The pace at which Greenland is losing ice is getting faster

The pace at which Greenland is losing ice is getting faster, according to a study using a 25-year record of satellite data by the European Space Agency (ESA).

The research, published in the journal Earth and Planetary Science Letters, used radar altimetry data gathered by the European remote sensing satellite (ERS), Envisat and CryoSat missions between 1992 and 2016.

Radar altimeters record the height of the surface topography along the satellite's ground track, ESA said in statement.

They precisely measure the height of ice, water and land by timing the interval between the transmission and reception of very short radar pulses.

Over time, these measurements are used, for example, to work out how the height -- or elevation -- of huge ice sheets is changing, which, in turn, can be used to monitor ice loss.

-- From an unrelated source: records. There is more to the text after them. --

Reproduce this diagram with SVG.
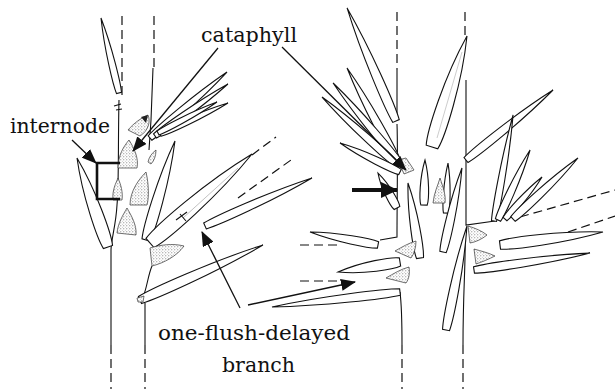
<svg xmlns="http://www.w3.org/2000/svg" width="615" height="389" viewBox="0 0 615 389">
<style>
.ln{fill:none;stroke:#111;stroke-width:1.1}
.ds{fill:none;stroke:#111;stroke-width:1.2;stroke-dasharray:9 5}
.lf{fill:#fff;stroke:#111;stroke-width:1.1;vector-effect:non-scaling-stroke}
.st{fill:url(#stip);stroke:#333;stroke-width:0.7}
.ar{fill:none;stroke:#111;stroke-width:1.3}
</style>
<defs>
<pattern id="stip" patternUnits="userSpaceOnUse" width="3" height="3">
<rect width="3" height="3" fill="#fff"/>
<circle cx="0.8" cy="0.8" r="0.5" fill="#555"/>
<circle cx="2.3" cy="2.2" r="0.4" fill="#777"/>
</pattern>
<path id="needle" class="lf" d="M0,-3.2 C12,-5 60,-5 100,0 C60,5 12,5 0,3.2 Z"/>
<marker id="ah" markerUnits="userSpaceOnUse" markerWidth="16" markerHeight="12" refX="14" refY="6" orient="auto">
<path d="M0,0 L15,6 L0,12 Z" fill="#111"/>
</marker>
<marker id="ahb" markerUnits="userSpaceOnUse" markerWidth="18" markerHeight="16" refX="16" refY="8" orient="auto">
<path d="M0,0 L17,8 L0,16 Z" fill="#111"/>
</marker>
</defs>
<rect width="615" height="389" fill="#fff"/>

<g id="left-plant">
<path class="ds" d="M122,16 V100 M154,16 V68"/>
<path class="ln" d="M153,68 L151,120 L149,150 M119,100 C118,140 119,185 117,205 C116,225 111,240 111,250 V345 M145,303 V345"/>
<path class="ds" d="M111,345 V389 M145,345 V389"/>
<path class="ln" d="M152,266 C148,275 147,288 143,297"/>
<use href="#needle" transform="translate(119 93) rotate(-103.5) scale(0.771 0.8)"/>
<path class="ln" d="M114,106 L121,104 M116,110 L122,109"/>
<path class="st" d="M128,130 C134,123 141,118 148,115 C151,122 148,131 140,136 Z"/>
<path d="M141,117 L148,115 L146,123 Z" fill="#222"/>
<use href="#needle" transform="translate(150 138) rotate(-40.6) scale(1.014 0.9)"/>
<use href="#needle" transform="translate(155 136) rotate(-35.5) scale(0.896 0.8)"/>
<use href="#needle" transform="translate(160 134) rotate(-24.5) scale(0.747 0.8)"/>
<use href="#needle" transform="translate(158 133) rotate(-27.7) scale(0.666 0.7)"/>
<use href="#needle" transform="translate(108 247) rotate(-109.2) scale(0.942 1.5)"/>
<use href="#needle" transform="translate(146 240) rotate(-73.7) scale(1.032 1.3)"/>
<path class="st" d="M118,168 C118,155 124,146 129,140 C134,148 139,158 137,168 Z"/>
<path class="st" d="M113,200 C112,190 116,183 118,178 C121,185 123,192 122,200 Z"/>
<path class="st" d="M130,205 C130,191 139,179 146,172 C149,185 149,198 147,205 Z"/>
<path class="st" d="M117,233 C118,223 123,215 127,208 C131,215 137,225 136,235 Z"/>
<path class="st" d="M148,162 C149,157 152,153 156,150 C156,156 154,161 151,164 Z"/>
<path class="ds" d="M252,155 L276,137 M238,198 L291,160"/>
<use href="#needle" transform="translate(150 243) rotate(-41.1) scale(1.354 1.9)"/>
<path d="M183,218 L238,168" fill="none" stroke="#999" stroke-width="0.6"/>
<path class="ln" d="M180,214 L186,221 M176,220 L187,212"/>
<use href="#needle" transform="translate(205 226) rotate(-24.2) scale(1.173 1.0)"/>
<path class="st" d="M150,248 C160,245 172,243 184,246 C177,256 164,263 152,266 Z"/>
<use href="#needle" transform="translate(140 300) rotate(-24.1) scale(1.347 1.2)"/>
<path class="st" d="M137,298 L144,296 L143,302 L138,302 Z"/>
</g>

<g id="right-plant">
<path class="ds" d="M397,12 V70 M465,12 V38 M402,345 V389 M463,345 V389 M300,245 H342 M300,281 H338 M520,217 L615,190 M568,232 L615,216"/>
<path class="ln" d="M397,70 V120 M397,124 C398,150 397,200 397,237 L380,240 M466,80 V225 L495,221 M465,236 C466,260 463,290 463,345 M400,292 C401,300 402,320 402,345"/>
<use href="#needle" transform="translate(396 121) rotate(-113.4) scale(1.232 1.1)"/>
<use href="#needle" transform="translate(397 160) rotate(-118.5) scale(1.047 1.0)"/>
<use href="#needle" transform="translate(400 163) rotate(-129.9) scale(1.043 0.9)"/>
<use href="#needle" transform="translate(397 165) rotate(-137.8) scale(1.012 0.9)"/>
<use href="#needle" transform="translate(400 172) rotate(-154.2) scale(0.666 0.9)"/>
<path class="st" d="M398,160 L406,158 L414,170 L404,174 Z"/>
<use href="#needle" transform="translate(432 147) rotate(-72.5) scale(1.164 1.9)"/>
<path d="M437,138 L462,52" fill="none" stroke="#aaa" stroke-width="0.6"/>
<use href="#needle" transform="translate(466 160) rotate(-38.8) scale(1.117 1.0)"/>
<use href="#needle" transform="translate(397 208) rotate(-118.5) scale(0.398 1.0)"/>
<use href="#needle" transform="translate(420 258) rotate(-99.1) scale(0.76 1.1)"/>
<use href="#needle" transform="translate(424 205) rotate(-88.7) scale(0.45 1.0)"/>
<use href="#needle" transform="translate(446 213) rotate(-87.7) scale(0.5 0.8)"/>
<path class="st" d="M433,203 C434,193 438,185 440,178 C443,187 446,195 445,203 Z"/>
<use href="#needle" transform="translate(443 252) rotate(-77.3) scale(0.861 1.0)"/>
<use href="#needle" transform="translate(446 330) rotate(-78.6) scale(1.061 1.1)"/>
<use href="#needle" transform="translate(378 245) rotate(-169.2) scale(0.692 1.0)"/>
<use href="#needle" transform="translate(400 262) rotate(170.8) scale(0.628 1.3)"/>
<use href="#needle" transform="translate(400 292) rotate(173.3) scale(1.289 1.0)"/>
<path class="st" d="M395,251 C402,247 409,243 416,241 C416,248 414,254 411,258 Z"/>
<path class="st" d="M386,278 C393,274 401,269 409,267 C410,273 409,279 406,283 Z"/>
<use href="#needle" transform="translate(494 221) rotate(-79.8) scale(1.077 0.8)"/>
<use href="#needle" transform="translate(498 220) rotate(-65.4) scale(0.77 0.9)"/>
<use href="#needle" transform="translate(505 219) rotate(-48.6) scale(0.56 0.8)"/>
<use href="#needle" transform="translate(513 219) rotate(-43.2) scale(0.891 1.0)"/>
<path class="st" d="M468,226 C475,228 482,231 487,235 C482,239 476,242 470,243 Z"/>
<use href="#needle" transform="translate(500 245) rotate(-7.2) scale(1.038 1.3)"/>
<path class="st" d="M474,249 C481,251 489,253 495,256 C489,259 482,262 476,264 Z"/>
<use href="#needle" transform="translate(474 270) rotate(-8.3) scale(1.172 1.0)"/>
</g>

<g id="labels" font-family="'DejaVu Serif', serif" font-size="21" fill="#111">
<text x="201" y="42" textLength="96" lengthAdjust="spacingAndGlyphs">cataphyll</text>
<text x="10" y="133" textLength="100" lengthAdjust="spacingAndGlyphs">internode</text>
<text x="158" y="340" textLength="192" lengthAdjust="spacingAndGlyphs">one-flush-delayed</text>
<text x="222" y="372" textLength="73" lengthAdjust="spacingAndGlyphs">branch</text>
</g>

<g id="connectors">
<path d="M120,163 H97 V199 H120" fill="none" stroke="#111" stroke-width="2.6"/>
<line class="ar" x1="72" y1="140" x2="96" y2="163" marker-end="url(#ah)"/>
<line class="ar" x1="218" y1="48" x2="133" y2="151" marker-end="url(#ah)"/>
<line class="ar" x1="282" y1="47" x2="406" y2="170" marker-end="url(#ah)"/>
<line class="ar" x1="240" y1="308" x2="202" y2="232" marker-end="url(#ah)"/>
<line class="ar" x1="248" y1="305" x2="355" y2="282" marker-end="url(#ah)"/>
<line x1="352" y1="190" x2="397" y2="190" stroke="#111" stroke-width="4" marker-end="url(#ahb)"/>
</g>
</svg>
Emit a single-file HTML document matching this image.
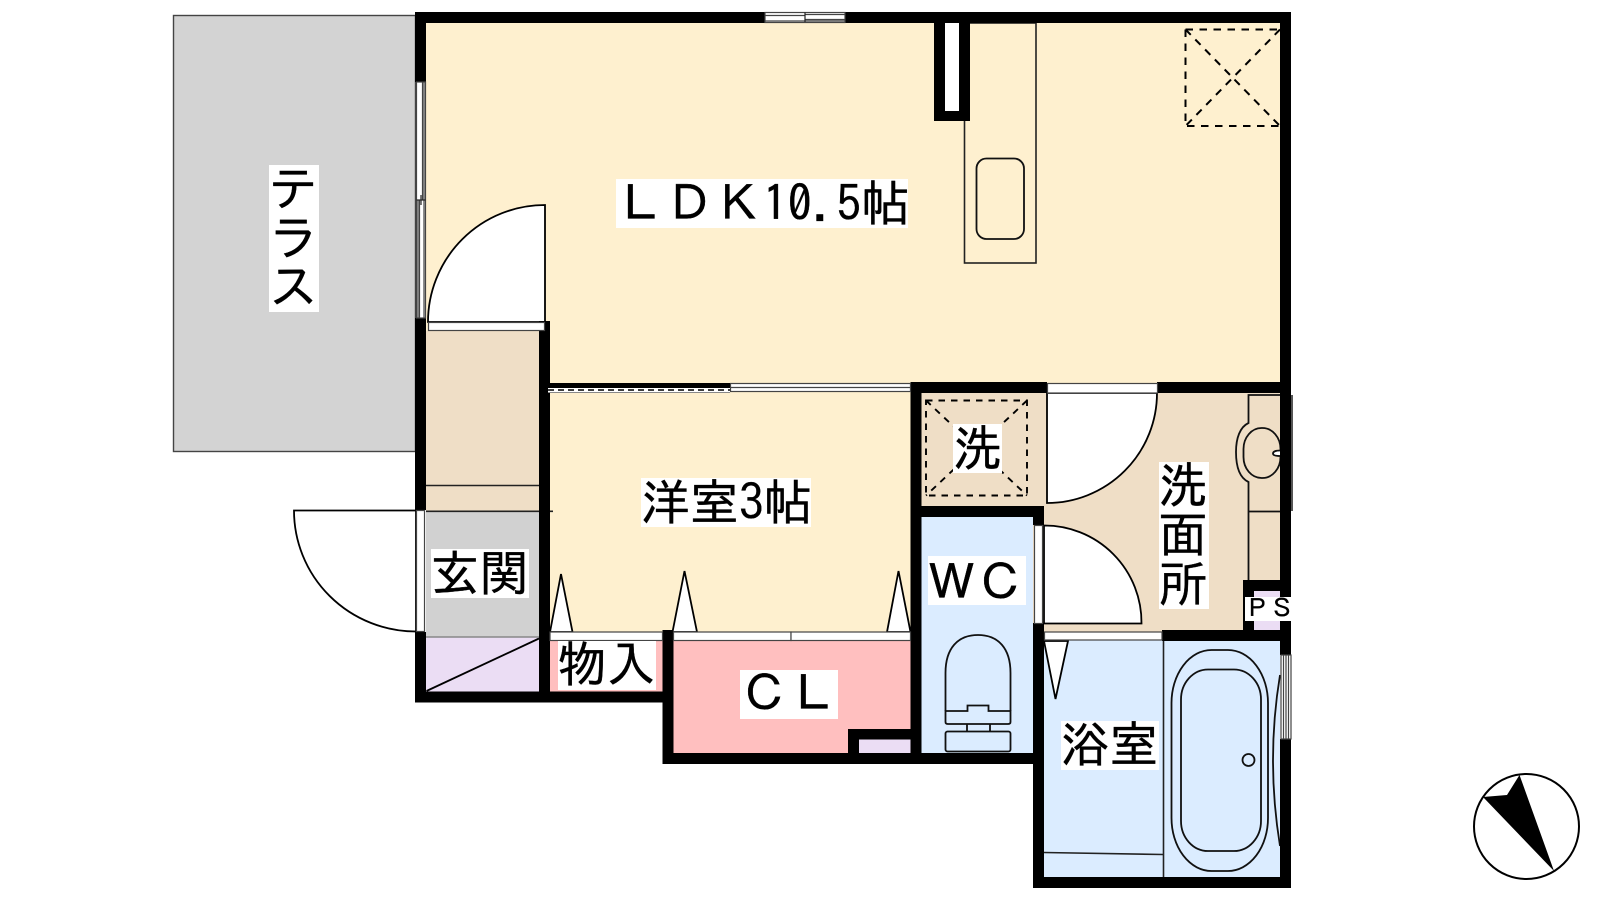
<!DOCTYPE html>
<html lang="ja">
<head>
<meta charset="utf-8">
<title>間取り図</title>
<style>
html,body{margin:0;padding:0;background:#fff;width:1600px;height:900px;overflow:hidden}
svg{display:block}
text{font-family:"IPAGothic","Noto Sans CJK JP",sans-serif;font-size:49px;fill:#000;stroke:#000;stroke-width:.35px}
</style>
</head>
<body>
<svg width="1600" height="900" viewBox="0 0 1600 900" xmlns="http://www.w3.org/2000/svg">
<!-- floors -->
<rect x="173.5" y="15.5" width="242" height="436" fill="#d3d3d3" stroke="#444" stroke-width="1.4"/>
<rect x="426" y="23" width="854" height="360" fill="#fef0cf"/>
<rect x="550" y="383" width="361" height="250" fill="#fef0cf"/>
<rect x="426" y="331" width="113" height="180" fill="#efdec6"/>
<rect x="426" y="511" width="113" height="126" fill="#d1d1d1"/>
<rect x="426" y="637" width="113" height="55" fill="#ebddf4"/>
<rect x="921" y="393" width="359" height="240" fill="#efdec6"/>
<rect x="921" y="517" width="112" height="237" fill="#dbecff"/>
<rect x="1044" y="640" width="236" height="238" fill="#dbecff"/>
<rect x="550" y="640" width="113" height="52" fill="#ffbfbf"/>
<rect x="673" y="640" width="238" height="114" fill="#ffbfbf"/>
<rect x="859" y="739" width="52" height="15" fill="#ebddf4"/>
<rect x="1254" y="591" width="26" height="40" fill="#ebddf4"/>

<!-- thin fixtures -->
<g fill="none" stroke="#222" stroke-width="1.6">
<rect x="964.5" y="23" width="71.5" height="240"/>
<rect x="976.5" y="158.5" width="47.5" height="80.5" rx="10" stroke-width="1.8" stroke="#111"/>
<path d="M426 485.5H539"/>
<path d="M426 511.3H553"/>
<path d="M426 637H539" stroke="#888"/>
<path d="M426.5 691L539 638.5" stroke="#000" stroke-width="1.8"/>
<path d="M1163.5 640V878"/>
<path d="M1044 852.5L1163 854.5" stroke-width="1.6"/>
</g>
<rect x="1291" y="395" width="2" height="116" fill="#555"/>

<!-- LDK dashed -->
<g fill="none" stroke="#000" stroke-width="2" stroke-dasharray="7.5 6.5">
<path d="M1185.5 29.5H1280"/>
<path d="M1185.5 29.5V126H1280"/>
<path d="M1185.5 29.5L1280 126"/>
<path d="M1280 29.5L1185.5 126"/>
</g>
<g fill="none" stroke="#000" stroke-width="1.9" stroke-dasharray="6.5 6">
<rect x="926" y="400.5" width="101" height="95"/>
<path d="M926 400.5L1027 495.5"/>
<path d="M1027 400.5L926 495.5"/>
</g>

<!-- door swings -->
<g fill="#fff" stroke="#000" stroke-width="1.8">
<path d="M428 322A117 117 0 0 1 545 205V322Z"/>
<path d="M294 510.5H416V631.5A122 121 0 0 1 294 510.5Z"/>
<path d="M1047 393H1157A110 110 0 0 1 1047 503Z"/>
<path d="M1044 525.5A97 97 0 0 1 1141.5 623.5H1044Z"/>
<path d="M550 632L561 574L572.5 632Z"/>
<path d="M672.500 632L684.500 571L697 632Z"/>
<path d="M887 632L898.500 571L910.500 632Z"/>
<path d="M1044 641H1068L1055.500 699Z"/>
</g>

<!-- washbasin -->
<g fill="none" stroke="#111" stroke-width="1.8">
<path d="M1280 395H1248.500V423C1240 427 1236 438 1236 452C1236 467 1240 478 1248.500 482V580"/>
<rect x="1243.500" y="428" width="37" height="50" rx="18" ry="21"/>
<path d="M1248.500 511.500H1280"/>
<path d="M1280 450.500C1276 450.500 1273 451.500 1273 453.500C1273 455.500 1276 456 1280 456" fill="#fff"/>
</g>

<!-- toilet -->
<g fill="none" stroke="#111" stroke-width="1.8">
<path d="M945.500 711V673C945.500 648 958 635 978 635C998 635 1010.500 648 1010.500 673V711"/>
<path d="M945.500 711H967.500V705.500H988.500V711H1010.500V722Q1010.500 724 1008 724H948Q945.500 724 945.500 722Z"/>
<path d="M967 724V731.500M990 724V731.500"/>
<rect x="945.500" y="731.500" width="65" height="20" rx="2"/>
</g>

<!-- bath -->
<g fill="none" stroke="#111" stroke-width="1.8">
<rect x="1171.500" y="650" width="96.500" height="221" rx="40" ry="53"/>
<rect x="1181" y="669.500" width="80" height="181.500" rx="27" ry="30"/>
<circle cx="1248.500" cy="760" r="6"/>
<path d="M1280 675Q1266 760 1280 846"/>
</g>

<!-- walls -->
<g fill="#000">
<rect x="415" y="12" width="350" height="11"/>
<rect x="845" y="12" width="446" height="11"/>
<rect x="415" y="12" width="11" height="70"/>
<rect x="415" y="318" width="11" height="192"/>
<rect x="415" y="632" width="11" height="70"/>
<rect x="415" y="691.500" width="258" height="11"/>
<rect x="539" y="321" width="11" height="381"/>
<rect x="662.500" y="630" width="11" height="133"/>
<rect x="662.500" y="753" width="381" height="11"/>
<rect x="848" y="729" width="63" height="10.500"/>
<rect x="848" y="729" width="11" height="30"/>
<rect x="910.500" y="382" width="11" height="381"/>
<rect x="911" y="382" width="136" height="11"/>
<rect x="1157" y="382" width="134" height="11"/>
<rect x="921" y="506" width="123" height="11"/>
<rect x="1033" y="506" width="11" height="19"/>
<rect x="1033" y="623" width="11" height="265"/>
<rect x="1033" y="877" width="258" height="11"/>
<rect x="1280" y="12" width="11" height="643"/>
<rect x="1280" y="739" width="11" height="149"/>
<rect x="1243" y="580" width="48" height="11"/>
<rect x="1243" y="580" width="11" height="60"/>
<rect x="1162" y="630" width="129" height="11"/>
<!-- kitchen pillar -->
<rect x="934" y="23" width="36" height="98"/>
</g>
<rect x="945" y="23" width="14" height="88" fill="#fff"/>

<!-- windows and sliding doors -->
<g stroke="#444" stroke-width="1.2">
<rect x="765" y="12.500" width="80" height="10" fill="#fff"/>
<path d="M765 15.500H805M805 14.500H845M805 19.500H845M765 21H845" />
<path d="M805 12.500V22" stroke="#222"/>
<rect x="416.500" y="82" width="9" height="236" fill="#fff"/>
<path d="M422.500 82V200M424 82V318M418 200V318M419.500 200V318" />
<path d="M416.500 200H425.500" stroke="#222"/>
<path d="M421 195V205" stroke="#222"/>
<rect x="416.500" y="510.500" width="8" height="121" fill="#fff"/>
<rect x="428.500" y="322.500" width="116" height="8" fill="#fff"/>
<rect x="1047.500" y="383.500" width="110" height="9.500" fill="#fff"/>
<rect x="1034.500" y="525.500" width="8" height="98" fill="#fff"/>
<rect x="730.500" y="383.500" width="180" height="8" fill="#fff"/>
<path d="M730.500 387.500H910"/>
<rect x="550" y="632" width="112.500" height="8.500" fill="#fff"/>
<rect x="673.500" y="632" width="117.500" height="8.500" fill="#fff"/>
<rect x="791" y="632" width="119.500" height="8.500" fill="#fff"/>
<rect x="1044.500" y="632" width="117.500" height="8" fill="#fff"/>
<rect x="1281" y="655" width="10" height="84" fill="#fff"/>
<path d="M1283.500 655V739M1286 655V739M1288.500 655V739" />
</g>
<rect x="548" y="383" width="182" height="9" fill="#fff"/>
<rect x="548" y="383" width="182" height="5" fill="#000"/>
<path d="M548 390H730" stroke="#000" stroke-width="1.4" stroke-dasharray="6 4" fill="none"/>
<path d="M548 392.500H730" stroke="#888" stroke-width="1" fill="none"/>

<!-- label backgrounds -->
<g fill="#fff">
<rect x="269" y="165" width="50" height="147"/>
<rect x="616" y="179" width="292" height="49"/>
<rect x="641" y="478" width="170" height="49"/>
<rect x="953" y="424" width="49" height="49"/>
<rect x="1159" y="462" width="50" height="147"/>
<rect x="928" y="556" width="98" height="49"/>
<rect x="431" y="549" width="98" height="49"/>
<rect x="558" y="641" width="98" height="49"/>
<rect x="740" y="670" width="98" height="49"/>
<rect x="1061" y="721" width="98" height="49"/>
<rect x="1245" y="597" width="46" height="24"/>
</g>

<!-- labels -->
<text x="269" y="206">テ</text>
<text x="269" y="255">ラ</text>
<text x="269" y="304">ス</text>
<text x="616" y="221">ＬＤＫ10.5帖</text>
<text x="641" y="520">洋室3帖</text>
<text x="953" y="466">洗</text>
<text x="1158.500" y="503">洗</text>
<text x="1158.500" y="552">面</text>
<text x="1158.500" y="601">所</text>
<text x="927" y="600">ＷＣ</text>
<text x="430.500" y="591">玄関</text>
<text x="557.500" y="682">物入</text>
<text x="740" y="711">ＣＬ</text>
<text x="1060.500" y="762">浴室</text>
<text x="1244.500" y="617" style="font-size:25px">ＰＳ</text>

<!-- compass -->
<circle cx="1526.500" cy="826.500" r="52.500" fill="#fff" stroke="#000" stroke-width="2"/>
<path d="M1519.500 775L1507 795L1483 797L1554 871Z" fill="#000"/>
</svg>
</body>
</html>
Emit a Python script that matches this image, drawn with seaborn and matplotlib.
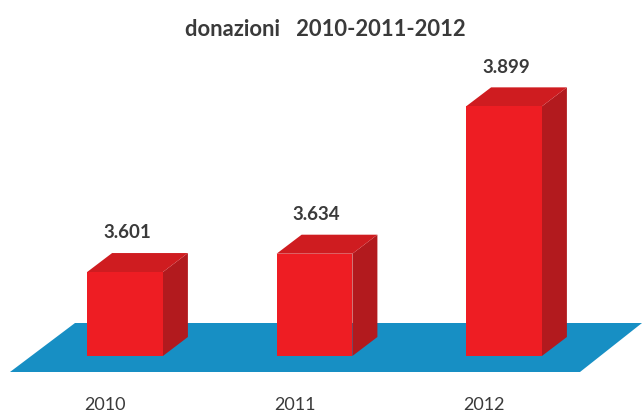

Although the research team, working through ESA's Climate Change Initiative, found only modest elevation changes in the early 1990s, the pace of thinning is clear in the satellite observations from 2003 onwards.

"A pattern of thinning appears to dominate a large fraction of the ice sheet margins at the beginning of the millennium, with individual outlet glaciers exhibiting large thinning rates," said Louise Sandberg Sorensen, the lead author of the research paper.

"Over the full 25-year period, the general picture shows much larger volume losses are experienced in west, northwest and southeast basins of Greenland compared to the more steady-state situations in the colder far north," Sorensen said.

This highlights the strong climate sensitivity of the outlet glaciers of Greenland as well as the ongoing need for reliable, long-term monitoring of climate variables that help to improve climate models and inform policy responses, researchers said.

The Greenland ice sheet is an important cog in the global climate system with its meltwater, for example, influencing ocean circulation in the North Atlantic, they said.

Ongoing monitoring of the ice sheet is equally important in understanding its contribution to the extent and changing rate in sea-level rise.

The more recent Copernicus Sentinel-3 mission is also being used to monitor changing ice height.